Breitbart, which Bannon helped grow into an influential player in the age of Trump, is set to have a limited presence on the main stage at CPAC this year. Raheem Kassam, Breitbart’s London editor, is scheduled to host a national security panel on Thursday and to introduce Nigel Farage, a nationalist British political figure and top Trump booster, on Friday.

But Bannon’s former news organization participated much more fully in the conservative confab last year, when the site had reached the high-water mark of its influence.

Breitbart journalists and editors filled eight speaking roles at the conference last year, according to the 2017 schedule.

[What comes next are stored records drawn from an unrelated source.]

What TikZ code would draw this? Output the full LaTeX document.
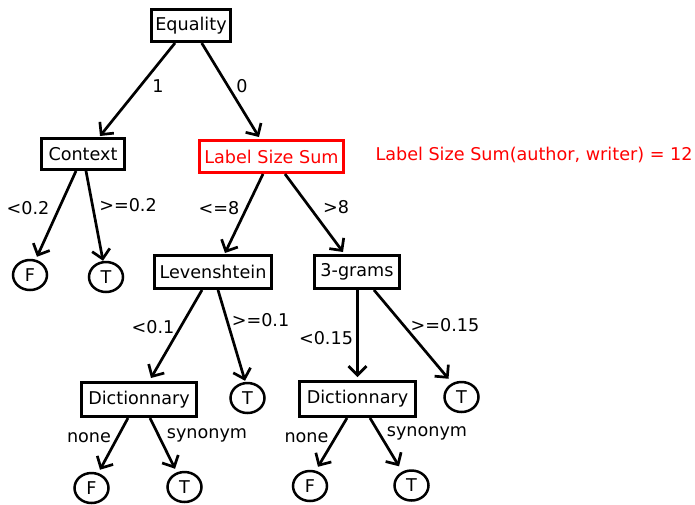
\documentclass[tikz,border=0pt]{standalone}
\usepackage{fontspec}
\setmainfont{DejaVu Sans}
\usetikzlibrary{arrows.meta,shapes.geometric}
\begin{document}
\begin{tikzpicture}[x=1pt,y=-1pt,
  every node/.style={font=\fontsize{17.6}{20}\selectfont},
  test/.style={draw, line width=3pt, inner sep=0pt},
  leaf/.style={draw, ellipse, line width=2.5pt, inner sep=0pt, minimum width=34pt, minimum height=30pt},
  edge/.style={line width=2.7pt, -{Straight Barb[length=9pt,width=18pt]}},
  lbl/.style={inner sep=0pt}]
\useasboundingbox (0,0) rectangle (695,504);

% decision nodes
\node[test, minimum width=79pt, minimum height=32pt] (eq) at (191,25.5) {Equality};
\node[test, minimum width=83pt, minimum height=31pt] (ctx) at (83,154) {Context};
\node[test, draw=red, text=red, minimum width=144pt, minimum height=32pt] (lss) at (271.5,156.5) {Label Size Sum};
\node[lbl, text=red] (note) at (534,155) {Label Size Sum(author, writer) = 12};
\node[test, minimum width=117pt, minimum height=33pt] (lev) at (213,272) {Levenshtein};
\node[test, minimum width=85pt, minimum height=33pt] (tri) at (357,272) {3-grams};
\node[test, minimum width=115pt, minimum height=34pt] (dic1) at (139,399.5) {Dictionnary};
\node[test, minimum width=116pt, minimum height=35pt] (dic2) at (357.5,399) {Dictionnary};

% leaves
\node[leaf] (f1) at (30,275) {F};
\node[leaf] (t1) at (106,277) {T};
\node[leaf] (t2) at (247.5,398) {T};
\node[leaf] (t3) at (461.5,397) {T};
\node[leaf] (f2) at (91.5,488) {F};
\node[leaf] (t4) at (184.5,487) {T};
\node[leaf] (f3) at (310,486) {F};
\node[leaf] (t5) at (411.5,485.5) {T};

% branches
\draw[edge] ([xshift=-16pt]eq.south) -- ([xshift=17pt,yshift=1pt]ctx.north);
\draw[edge] ([xshift=10.7pt]eq.south) -- ([xshift=-12.5pt,yshift=2pt]lss.north);
\draw[edge] ([xshift=-7pt]ctx.south) -- ([xshift=7pt,yshift=2pt]f1.north);
\draw[edge] ([xshift=3pt]ctx.south) -- ([xshift=-3pt]t1.north);
\draw[edge] ([xshift=-8.5pt]lss.south) -- ([xshift=12pt,yshift=1pt]lev.north);
\draw[edge] ([xshift=13.5pt]lss.south) -- ([xshift=-14pt,yshift=2pt]tri.north);
\draw[edge] ([xshift=-11pt]lev.south) -- ([xshift=12pt,yshift=3pt]dic1.north);
\draw[edge] ([xshift=5pt]lev.south) -- ([xshift=-2.5pt,yshift=1pt]t2.north);
\draw[edge] ([xshift=0.5pt]tri.south) -- ([yshift=3pt]dic2.north);
\draw[edge] ([xshift=17pt]tri.south) -- ([xshift=-13pt,yshift=2pt]t3.north);
\draw[edge] ([xshift=-11pt]dic1.south) -- ([xshift=8.5pt,yshift=2pt]f2.north);
\draw[edge] ([xshift=11pt]dic1.south) -- ([xshift=-9.5pt,yshift=2pt]t4.north);
\draw[edge] ([xshift=-10.5pt]dic2.south) -- ([xshift=8pt,yshift=3pt]f3.north);
\draw[edge] ([xshift=12.5pt]dic2.south) -- ([xshift=-12.5pt,yshift=3pt]t5.north);

% branch labels
\node[lbl] (l1) at (158,86) {1};
\node[lbl] (l0) at (242,86) {0};
\node[lbl] (la) at (28,208) {<0.2};
\node[lbl] (lb) at (128,205) {>=0.2};
\node[lbl] (lc) at (219,208) {<=8};
\node[lbl] (ld) at (336,207) {>8};
\node[lbl] (le) at (153,327) {<0.1};
\node[lbl] (lf) at (260.5,320) {>=0.1};
\node[lbl] (lg) at (326,338) {<0.15};
\node[lbl] (lh) at (445,325) {>=0.15};
\node[lbl] (li) at (89,438) {none};
\node[lbl] (lj) at (207,435) {synonym};
\node[lbl] (lk) at (306.5,438) {none};
\node[lbl] (lm) at (427,433) {synonym};
\end{tikzpicture}
\end{document}
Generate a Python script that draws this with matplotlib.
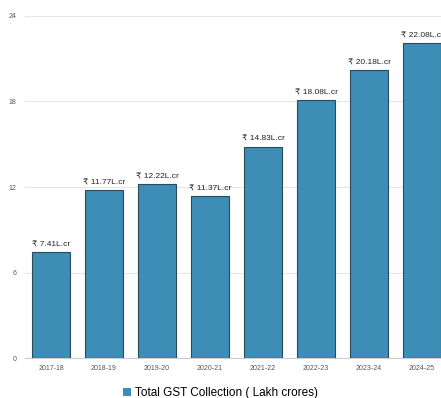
import matplotlib.pyplot as plt
import numpy as np

plt.rcParams['font.family'] = ['Liberation Sans', 'DejaVu Sans']

# data
years = ['2017-18', '2018-19', '2019-20', '2020-21', '2021-22', '2022-23', '2023-24', '2024-25']
gst = [7.41, 11.77, 12.22, 11.37, 14.83, 18.08, 20.18, 22.08]
labels = ['₹ 7.41L.cr', '₹ 11.77L.cr', '₹ 12.22L.cr', '₹ 11.37L.cr',
          '₹ 14.83L.cr', '₹ 18.08L.cr', '₹ 20.18L.cr', '₹ 22.08L.cr']

fig = plt.figure(figsize=(4.41, 3.98), dpi=100)
ax = fig.add_axes([0.0556, 0.1005, 0.9615, 0.8593])

x = np.arange(len(years))
bars = ax.bar(x, gst, width=0.7, color='#3d8db6', edgecolor='#2a4a5c', linewidth=0.8,
              label='Total GST Collection ( Lakh crores)', zorder=3)

for xi, v, t in zip(x, gst, labels):
    ax.text(xi, v + 0.25, t, ha='center', va='bottom', fontsize=6, color='#222222')

ax.set_xlim(-0.5, len(years) - 0.5)
ax.set_ylim(0, 24)
ax.set_yticks([0, 6, 12, 18, 24])
ax.set_xticks(x)
ax.set_xticklabels(years)
ax.tick_params(axis='both', length=0, labelsize=5, colors='#555555')
ax.tick_params(axis='x', pad=5)
ax.tick_params(axis='y', pad=6)
ax.grid(axis='y', color='#e6e6e6', linewidth=0.8, zorder=0)
for s in ['top', 'right', 'left']:
    ax.spines[s].set_visible(False)
ax.spines['bottom'].set_color('#cccccc')
ax.spines['bottom'].set_linewidth(0.8)

leg = fig.legend(handles=[bars], labels=['Total GST Collection ( Lakh crores)'],
                 loc='center', bbox_to_anchor=(0.5, 0.013), frameon=False, fontsize=8.5,
                 handlelength=0.6, handleheight=0.6, handletextpad=0.4)
for h in leg.legend_handles:
    h.set_edgecolor('#3d8db6')

fig.savefig('out.png', dpi=100)
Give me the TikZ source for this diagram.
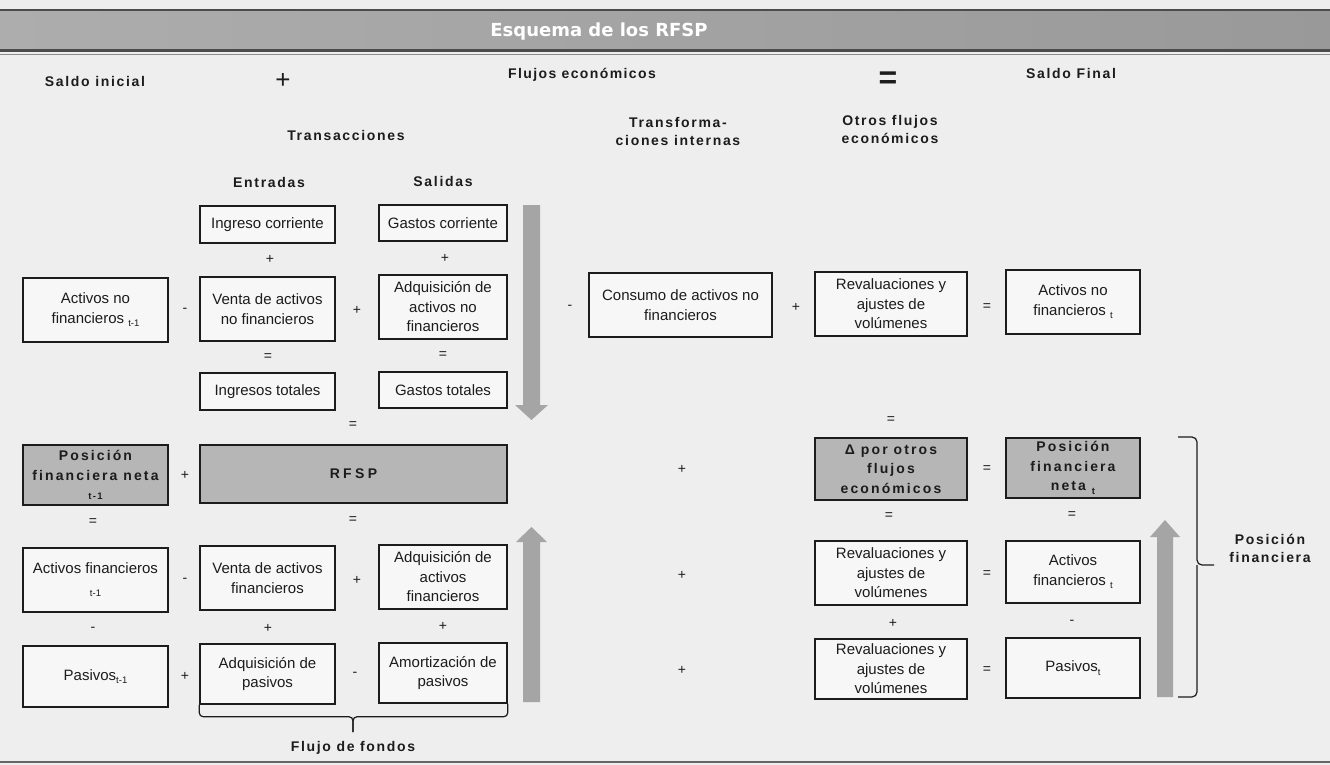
\documentclass[tikz,border=0pt]{standalone}
\usepackage{fontspec}
\setmainfont{Liberation Sans}
\newfontfamily\hdrfont{Liberation Sans}[LetterSpace=12]
\newfontfamily\hdrfontB{Liberation Sans}[LetterSpace=10]
\newfontfamily\boxbold{Liberation Sans}[LetterSpace=15]
\newfontfamily\rfspfont{Liberation Sans}[LetterSpace=24]
\newfontfamily\titlefont{DejaVu Sans}
\definecolor{bg}{HTML}{EEEEEE}
\definecolor{ink}{HTML}{1C1C1C}
\definecolor{boxgray}{HTML}{B6B6B6}
\definecolor{arrowgray}{HTML}{A5A5A5}
\definecolor{bandL}{HTML}{ADADAD}
\definecolor{bandR}{HTML}{999999}
\newcommand{\sbs}[1]{\raisebox{-0.45ex}{\fontsize{9.5}{9.5}\selectfont #1}}
\begin{document}
\begin{tikzpicture}[x=1pt,y=-1pt,
  bx/.style={draw=ink, line width=1.5pt, inner sep=0pt, align=center, text=ink,
    font=\fontsize{15}{19.5}\selectfont, fill=white!55!bg},
  gbx/.style={bx, fill=boxgray, font=\boxbold\bfseries\fontsize{14}{19.5}\selectfont},
  op/.style={text=ink, font=\fontsize{14}{14}\selectfont, inner sep=0pt},
  hdr/.style={text=ink, font=\hdrfont\bfseries\fontsize{14}{18}\selectfont, align=center, inner sep=0pt},
  brc/.style={draw=ink, line width=1.2pt, rounded corners=4pt},
  bigarrow/.style={fill=arrowgray}
]
\useasboundingbox (0,0) rectangle (1330,765);
\fill[bg] (0,0) rectangle (1330,765);
% header band
\shade[left color=bandL, right color=bandR] (0,12) rectangle (1330,49);
\draw[line width=2.5pt, black!70] (0,10) -- (1330,10);
\draw[line width=2.5pt, black!70] (0,50.5) -- (1330,50.5);
\draw[line width=1pt, black!45] (0,55) -- (1330,55);
\draw[line width=2pt, black!60] (0,762) -- (1330,762);
\node[font=\titlefont\bfseries\fontsize{18}{18}\selectfont, text=white, inner sep=0pt] (title) at (599,32) {Esquema de los RFSP};

% header labels
\node[hdr] (saldoi) at (95,81) {Saldo inicial};
\node[font=\fontsize{26}{26}\selectfont, text=ink, inner sep=0pt] (plusH) at (283,81) {+};
\node[hdr, font=\hdrfontB\bfseries\fontsize{14}{18}\selectfont] (flujos) at (582,75) {Flujos económicos};
\node[font=\bfseries\fontsize{32}{32}\selectfont, text=ink, inner sep=0pt] (eqH) at (888,80) {=};
\node[hdr] (saldof) at (1071,73) {Saldo Final};
\node[hdr] (trans) at (346,135) {Transacciones};
\node[hdr] (transf) at (678,131) {Transforma-\\ciones internas};
\node[hdr] (otros) at (890,129) {Otros flujos\\económicos};
\node[hdr] (entr) at (269,182) {Entradas};
\node[hdr] (sal) at (443,181) {Salidas};

% left: transactions
\node[bx, minimum width=135, minimum height=37] (ingc) at (267.5,224.5) {Ingreso corriente};
\node[bx, minimum width=128, minimum height=36] (gasc) at (443,223) {Gastos corriente};
\node[op] (o1) at (270,259) {+};
\node[op] (o2) at (445,258) {+};
\node[bx, minimum width=145, minimum height=64] (anf0) at (95.5,310) {Activos no\\financieros \sbs{t-1}};
\node[op] (o3) at (185,310) {-};
\node[bx, minimum width=135, minimum height=64] (vanf) at (267.5,309) {Venta de activos\\no financieros};
\node[op] (o4) at (357,310) {+};
\node[bx, minimum width=128, minimum height=64] (aanf) at (443,307) {Adquisición de\\activos no\\financieros};
\node[op] (o5) at (268,357) {=};
\node[op] (o6) at (443,355) {=};
\node[bx, minimum width=135, minimum height=37] (ingt) at (267.5,391.5) {Ingresos totales};
\node[bx, minimum width=128, minimum height=36] (gast) at (443,390) {Gastos totales};
\node[op] (o7) at (353,425) {=};
\node[gbx, minimum width=145, minimum height=60] (pfn0) at (95.5,475) {Posición\\financiera neta\\[-4pt]\sbs{t-1}};
\node[op] (o8) at (185,475) {+};
\node[gbx, font=\rfspfont\bfseries\fontsize{14}{18}\selectfont, minimum width=307, minimum height=58] (rfsp) at (353.5,474) {RFSP};
\node[op] (o9) at (93,522) {=};
\node[op] (o10) at (353,520) {=};
\node[bx, minimum width=145, minimum height=64] (af0) at (95.5,580) {Activos financieros\\\sbs{t-1}};
\node[op] (o11) at (185,580) {-};
\node[bx, minimum width=135, minimum height=64] (vaf) at (267.5,578) {Venta de activos\\financieros};
\node[op] (o12) at (357,580) {+};
\node[bx, minimum width=128, minimum height=64] (aaf) at (443,577) {Adquisición de\\activos\\financieros};
\node[op] (o13) at (93,629) {-};
\node[op] (o14) at (268,628) {+};
\node[op] (o15) at (443,626) {+};
\node[bx, minimum width=145, minimum height=61] (pas0) at (95.5,676.5) {Pasivos\sbs{t-1}};
\node[op] (o16) at (185,676) {+};
\node[bx, minimum width=135, minimum height=60] (adqp) at (267.5,674) {Adquisición de\\pasivos};
\node[op] (o17) at (355,674) {-};
\node[bx, minimum width=128, minimum height=60] (amop) at (443,673) {Amortización de\\pasivos};
\draw[brc] (adqp.south west) -- ++(0,12) -| (353,732);
\draw[brc] (amop.south east) -- ++(0,13) -| (353,732);
\node[hdr] (fondos) at (353,748) {Flujo de fondos};

% big arrows
\fill[bigarrow] (523,205) -- (540,205) -- (540,405) -- (548,405) -- (531.5,420) -- (515,405) -- (523,405) -- cycle;
\fill[bigarrow] (523,702) -- (540,702) -- (540,542) -- (547,542) -- (531.5,527) -- (516,542) -- (523,542) -- cycle;
\fill[bigarrow] (1157,697) -- (1173,697) -- (1173,537) -- (1180,537) -- (1165,520) -- (1150,537) -- (1157,537) -- cycle;

% middle and right
\node[op] (o18) at (570,307) {-};
\node[bx, minimum width=183, minimum height=64] (cons) at (680.5,305) {Consumo de activos no\\financieros};
\node[op] (o19) at (796,307) {+};
\node[bx, minimum width=152, minimum height=64] (rev1) at (891,304) {Revaluaciones y\\ajustes de\\volúmenes};
\node[op] (o20) at (987,307) {=};
\node[bx, minimum width=134, minimum height=64] (anft) at (1073,302) {Activos no\\financieros \sbs{t}};
\node[op] (o21) at (891,420) {=};
\node[op] (o22) at (682,469) {+};
\node[gbx, minimum width=152, minimum height=62] (dpo) at (891,469) {Δ por otros\\flujos\\económicos};
\node[op] (o23) at (987,469) {=};
\node[gbx, minimum width=134, minimum height=60] (pfnt) at (1073,468) {Posición\\financiera\\neta \sbs{t}};
\node[op] (o24) at (889,516) {=};
\node[op] (o25) at (1072,515) {=};
\node[op] (o26) at (682,575) {+};
\node[bx, minimum width=152, minimum height=64] (rev2) at (891,573) {Revaluaciones y\\ajustes de\\volúmenes};
\node[op] (o27) at (987,574) {=};
\node[bx, minimum width=134, minimum height=62] (aft) at (1073,572) {Activos\\financieros \sbs{t}};
\node[op] (o28) at (893,623) {+};
\node[op] (o29) at (1072,622) {-};
\node[op] (o30) at (682,670) {+};
\node[bx, minimum width=152, minimum height=60] (rev3) at (891,669) {Revaluaciones y\\ajustes de\\volúmenes};
\node[op] (o31) at (987,670) {=};
\node[bx, minimum width=134, minimum height=60] (past) at (1073,668) {Pasivos\sbs{t}};

% right brace
\draw[brc, rounded corners=5pt] (1178,437) -- (1197,437) -- (1197,565) -- (1214,565);
\draw[brc, rounded corners=5pt] (1178,697) -- (1197,697) -- (1197,565);
\node[hdr] (posf) at (1270,548) {Posición\\financiera};
\end{tikzpicture}
\end{document}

Alex Conant, a Republican strategist and former senior adviser to Sen. Marco Rubio, R-Fla., said CPAC’s roster of speakers doesn’t always determine who is leading the conservative movement in any given year.

“CPAC is an interesting event, but not necessarily reflective of where the party is headed,” Conant said. “Trump skipped the event in 2016 and won the nomination a few weeks later. Sarah Palin was a big draw in 2014 and 2015.”

Conant noted many GOP lawmakers opted to skip the conference this year because the event fell during a congressional recess, meaning members are likely spending the week in their districts.

“CPAC attendees represent an important part of the party,” Conant said. “But they’re not necessarily representative of Republicans nationwide.”